Immediately you notice the roomier riding position while the upright riding position on the Special and Stone is very natural. The wide bars, low centre of gravity, light clutch and small turning circle also make it a doddle around town. I can immediately see why inexperienced riders like it so much.
It may appear heavy but it only tops the scales at 189kg, lighter than a Suzuki SV650.
I was worried the lowered pegs would hinder ground clearance but it turns out it isn’t that bad. The 18inch front and 17 inch rear makes the handling stable and predictable, but certainly not sharp. You roll into corners more traditionally rather than dive towards the apex. My biggest gripe handling wise was the traditionally looking Pirelli Demon rubber, which felt hard and took too long to warm up.
The front end feel is improved on the Racer, you’re automatically thrown over the front wheel as the bars are lower. This gives you more confidence as you have more feel from the front. The Racer also has more adjustment on the twin rear shocks (only pre-load on the Stone and Special) and the ride feels firmer, sportier, again encouraging you to push a little more.
Power and torque remain the same, just under 50bhp, but Guzzi have done some work internally. The most significant is the addition of an extra gear, making it a six speed gearbox unlike the old five. This means there’s less spacing between the ratios and the revs won’t drop as dramatically between changes.
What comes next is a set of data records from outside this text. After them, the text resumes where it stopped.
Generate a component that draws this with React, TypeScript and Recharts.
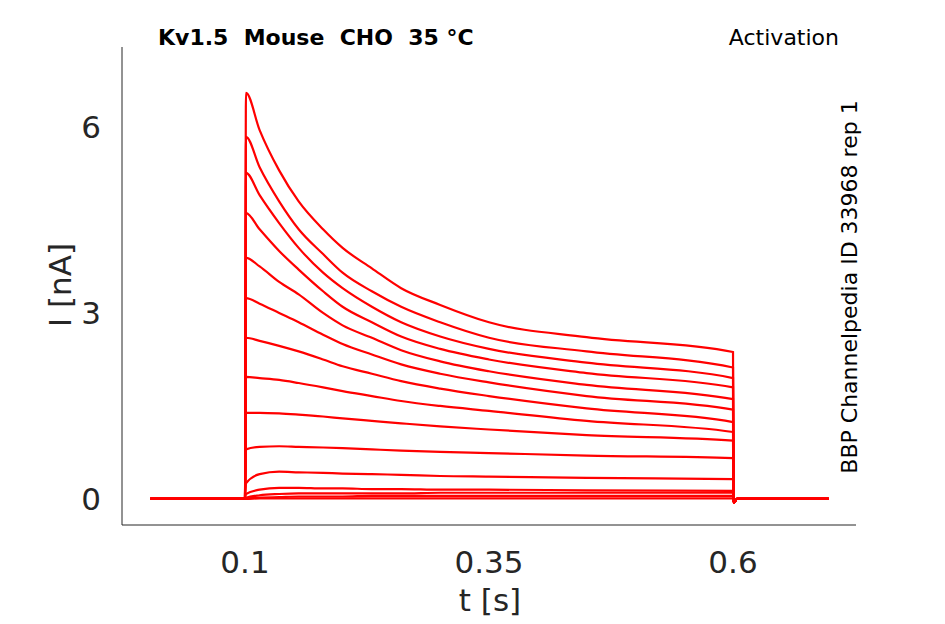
import React from "react";
import { LineChart, Line, XAxis, YAxis } from "recharts";

const times = [0.1, 0.101, 0.115, 0.135, 0.155, 0.18, 0.2, 0.23, 0.26, 0.3, 0.35, 0.45, 0.6];
const traces: number[][] = [
  [0, 6.55, 5.95, 5.3, 4.8, 4.35, 4.05, 3.72, 3.4, 3.13, 2.85, 2.61, 2.37],
  [0, 5.84, 5.35, 4.8, 4.35, 3.95, 3.65, 3.35, 3.1, 2.85, 2.6, 2.38, 2.12],
  [0, 5.26, 4.9, 4.45, 4.05, 3.65, 3.4, 3.1, 2.85, 2.62, 2.42, 2.2, 1.95],
  [0, 4.61, 4.35, 4.0, 3.7, 3.35, 3.1, 2.85, 2.62, 2.42, 2.25, 2.03, 1.8],
  [0, 3.89, 3.75, 3.5, 3.3, 3.0, 2.8, 2.6, 2.4, 2.22, 2.06, 1.84, 1.61],
  [0, 3.24, 3.15, 3.0, 2.85, 2.65, 2.5, 2.33, 2.17, 2.02, 1.88, 1.66, 1.44],
  [0, 2.6, 2.55, 2.47, 2.38, 2.25, 2.14, 2.02, 1.9, 1.78, 1.66, 1.46, 1.24],
  [0, 1.97, 1.95, 1.92, 1.87, 1.8, 1.74, 1.66, 1.58, 1.5, 1.42, 1.26, 1.08],
  [0, 1.39, 1.39, 1.38, 1.36, 1.33, 1.3, 1.26, 1.22, 1.17, 1.12, 1.03, 0.94],
  [0, 0.8, 0.84, 0.85, 0.84, 0.83, 0.82, 0.8, 0.78, 0.76, 0.74, 0.7, 0.66],
  [0, 0.25, 0.4, 0.44, 0.43, 0.42, 0.41, 0.4, 0.39, 0.37, 0.36, 0.34, 0.32],
  [0, 0.08, 0.15, 0.18, 0.18, 0.17, 0.17, 0.16, 0.16, 0.15, 0.15, 0.14, 0.13],
  [0, 0.02, 0.06, 0.08, 0.09, 0.09, 0.09, 0.09, 0.09, 0.1, 0.1, 0.1, 0.1],
  [0, 0.01, 0.02, 0.03, 0.04, 0.04, 0.04, 0.05, 0.05, 0.05, 0.05, 0.05, 0.05],
  [0, 0, 0.01, 0.01, 0.01, 0.01, 0.01, 0.01, 0.01, 0.01, 0.01, 0.01, 0.01],
];
const baseStart = 0.003;
const baseEnd = 0.698;
const xTicks = [0.1, 0.35, 0.6];
const yTicks = [0, 3, 6];

const buildTrace = (vals: number[]) => [
  { t: baseStart, i: 0 },
  { t: 0.0999, i: 0 },
  ...times.map((t, k) => ({ t, i: vals[k] })),
  { t: 0.6005, i: 0 },
  { t: 0.601, i: -0.06 },
  { t: 0.604, i: 0 },
  { t: baseEnd, i: 0 },
];

const tickStyle = { fontSize: 31, fill: "#262626", fontFamily: "DejaVu Sans" };

export default function App() {
  return (
    <div style={{ position: "absolute", left: 0, top: 0, width: 945, height: 624, background: "#fff", fontFamily: "DejaVu Sans" }}>
      <LineChart width={945} height={624} margin={{ top: 47, right: 89, left: 0, bottom: 0 }}>
        <XAxis
          type="number"
          dataKey="t"
          domain={[-0.026, 0.726]}
          ticks={xTicks}
          tickLine={false}
          tick={tickStyle}
          tickMargin={20}
          height={99}
          stroke="#262626"
          allowDataOverflow
        />
        <YAxis
          type="number"
          dataKey="i"
          domain={[-0.42, 7.29]}
          ticks={yTicks}
          tickLine={false}
          tick={tickStyle}
          tickMargin={15}
          width={122}
          stroke="#262626"
          allowDataOverflow
        />
        {traces.map((vals, k) => (
          <Line
            key={k}
            data={buildTrace(vals)}
            dataKey="i"
            type="monotone"
            stroke="#ff0000"
            strokeWidth={2.2}
            dot={false}
            isAnimationActive={false}
          />
        ))}
      </LineChart>
      <div style={{ position: "absolute", left: 158, top: 25, fontSize: 22, fontWeight: "bold", color: "#000", whiteSpace: "pre" }}>
        Kv1.5  Mouse  CHO  35 °C
      </div>
      <div style={{ position: "absolute", right: 106, top: 25, fontSize: 22, color: "#000" }}>Activation</div>
      <div style={{ position: "absolute", left: 280, top: 582, width: 420, textAlign: "center", fontSize: 31, color: "#262626" }}>t [s]</div>
      <div style={{ position: "absolute", left: 60, top: 285, fontSize: 31, color: "#262626", transform: "translate(-50%,-50%) rotate(-90deg)", whiteSpace: "nowrap" }}>
        I [nA]
      </div>
      <div style={{ position: "absolute", left: 849, top: 287, fontSize: 22, color: "#000", transform: "translate(-50%,-50%) rotate(-90deg)", whiteSpace: "nowrap" }}>
        BBP Channelpedia ID 33968 rep 1
      </div>
    </div>
  );
}
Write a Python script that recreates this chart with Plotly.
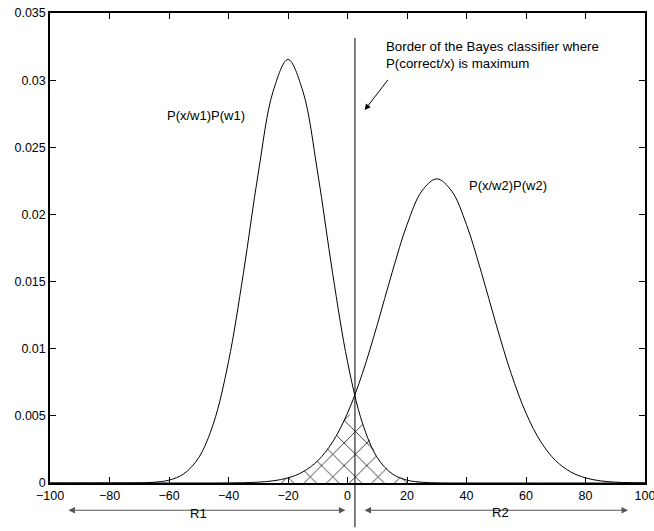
import numpy as np
import plotly.graph_objects as go

# x grid (read positions) and curve heights
x_vals = [-100, -95, -90, -85, -80, -75, -70, -65, -60, -55, -50, -45, -40, -35, -30, -25, -20,
          -15, -10, -5, 0, 5, 10, 15, 20, 25, 30, 35, 40, 45, 50, 55, 60, 65, 70, 75, 80,
          85, 90, 95, 100]
p1_vals = [0, 0, 0, 0.0000001, 0.0000004, 0.0000025, 0.0000128, 0.0000562, 0.0002125, 0.000686,
           0.001894, 0.004473, 0.009036, 0.015612, 0.023075, 0.029170, 0.03154,
           0.029170, 0.023075, 0.015612, 0.009036, 0.004473, 0.001894, 0.000686, 0.0002125,
           0.0000562, 0.0000128, 0.0000025, 0.0000004, 0.0000001, 0, 0, 0, 0, 0, 0, 0,
           0, 0, 0, 0]
p2_vals = [0, 0, 0, 0, 0, 0, 0, 0, 0, 0.0000002, 0.0000007, 0.0000023, 0.0000075, 0.0000227,
           0.0000632, 0.0001617, 0.000381, 0.000828, 0.001659, 0.003061, 0.005205, 0.008157,
           0.011783, 0.015683, 0.019234, 0.021744, 0.02265, 0.021744, 0.019234, 0.015683,
           0.011783, 0.008157, 0.005205, 0.003061, 0.001659, 0.000828, 0.000381, 0.0001617,
           0.0000632, 0.0000227, 0.0000075]

border_x = 2.5
x_ticks = [-100, -80, -60, -40, -20, 0, 20, 40, 60, 80, 100]
y_ticks = [0, 0.005, 0.01, 0.015, 0.02, 0.025, 0.03, 0.035]
y_ticktext = ["0", "0.005", "0.01", "0.015", "0.02", "0.025", "0.03", "0.035"]

FONT = "Liberation Sans, Arial, sans-serif"

xa = np.array(x_vals, dtype=float)
overlap = np.minimum(np.array(p1_vals), np.array(p2_vals))
mask = (xa >= -25) & (xa <= 25)

fig = go.Figure()
fig.add_trace(go.Scatter(
    x=xa[mask], y=overlap[mask], mode="lines", line=dict(width=0, color="black"),
    fill="tozeroy", fillcolor="rgba(0,0,0,0)",
    fillpattern=dict(shape="x", size=16, solidity=0.09, fgcolor="black",
                     bgcolor="rgba(0,0,0,0)", fgopacity=1),
    hoverinfo="skip", showlegend=False))
fig.add_trace(go.Scatter(x=x_vals, y=p1_vals, mode="lines", line=dict(color="black", width=1, shape="spline"),
                         showlegend=False))
fig.add_trace(go.Scatter(x=x_vals, y=p2_vals, mode="lines", line=dict(color="black", width=1, shape="spline"),
                         showlegend=False))

# Bayes border line (extends below the axis)
fig.add_shape(type="line", xref="x", yref="paper", x0=border_x, x1=border_x, y0=-0.094, y1=0.947,
              line=dict(color="black", width=1))

# Region arrows below the axis
for xs, xe in [(-94.3, -0.7), (5.2, 94.3)]:
    fig.add_annotation(x=xe, y=-0.058, ax=xs, ay=0, xref="x", yref="paper", axref="x", ayref="pixel",
                       text="", showarrow=True, arrowhead=2, arrowside="end+start", arrowsize=1.3,
                       arrowwidth=1, arrowcolor="#555555")
fig.add_annotation(x=-50, y=-0.085, xref="x", yref="paper", text="R1", showarrow=False,
                   font=dict(family=FONT, size=13, color="black"))
fig.add_annotation(x=51.5, y=-0.083, xref="x", yref="paper", text="R2", showarrow=False,
                   font=dict(family=FONT, size=13, color="black"))

# Curve labels
fig.add_annotation(x=-47.4, y=0.02739, text="P(x/w1)P(w1)", showarrow=False,
                   font=dict(family=FONT, size=13, color="black"))
fig.add_annotation(x=53.8, y=0.02218, text="P(x/w2)P(w2)", showarrow=False,
                   font=dict(family=FONT, size=13, color="black"))

# Border annotation
fig.add_annotation(x=12.27, y=0.03248, text="Border of the Bayes classifier where", showarrow=False,
                   xanchor="left", font=dict(family=FONT, size=13.3, color="black"))
fig.add_annotation(x=12.27, y=0.03124, text="P(correct/x) is maximum", showarrow=False,
                   xanchor="left", font=dict(family=FONT, size=13.3, color="black"))
fig.add_annotation(x=5.78, y=0.02777, ax=13.95, ay=0.03013, axref="x", ayref="y", text="",
                   showarrow=True, arrowhead=2, arrowsize=1.2, arrowwidth=1, arrowcolor="black")

axis_common = dict(showgrid=False, zeroline=False, showline=True, linecolor="black", linewidth=1.5,
                   mirror="ticks", ticks="inside", ticklen=6, tickcolor="black", tickwidth=1,
                   automargin=False, ticklabeloverflow="allow",
                   tickfont=dict(family=FONT, size=12.5, color="black"))
fig.update_xaxes(range=[-100, 100], tickvals=x_ticks, **axis_common)
fig.update_yaxes(range=[0, 0.035], tickvals=y_ticks, ticktext=y_ticktext, **axis_common)

fig.update_layout(width=654, height=531, margin=dict(l=50, r=8.5, t=13, b=48.3),
                  plot_bgcolor="white", paper_bgcolor="white", showlegend=False,
                  font=dict(family=FONT, color="black"))

# remove the page's default body margin so the figure sits at the window's corner
fig.write_html("out.html", config={"displayModeBar": False},
               post_script="document.body.style.margin='0';")
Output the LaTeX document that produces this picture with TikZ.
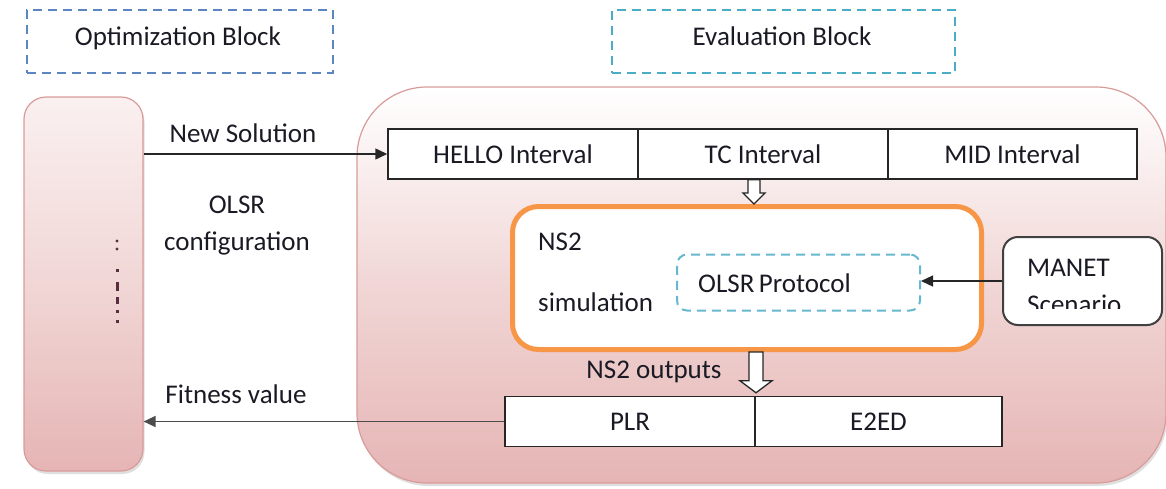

If were to be really critical the fuelling isn’t perfect, especially when the engine is cold and the ECU gives it an automatic fast idle. It just feels a little snatchy at low rpm in the first few gears. the six speed gearbox gives the impression the V7 has more zip about it, even though power and torque remain the same as the previous model.
Obviously cosmetically the bikes have been tweaked, making the V7 even more desirable while reliability and build are fairly well proven.
The V7 Stone is the entry-level Guzzi and priced keenly compared to its closest rival, Triumph’s Bonneville. The base Bonnie is slightly cheaper, but more basic, yet the Guzzi manages to have a touch more style and authenticity. You pays your money, you takes…
Although cosmetically improved, the base-level Stone is still a fairly basic, intentionally affordable bike. For example, there’s only a 320mm single disc up front and a four piston Brembo caliper but it does the job. But other versions are better equipped and there are over 60 accessories for you to personalise your bike further.
Guzzi have also created some custom kits to modify the standard bike into something special, I love the Scrambler edition but am not so keen on the Heritage model.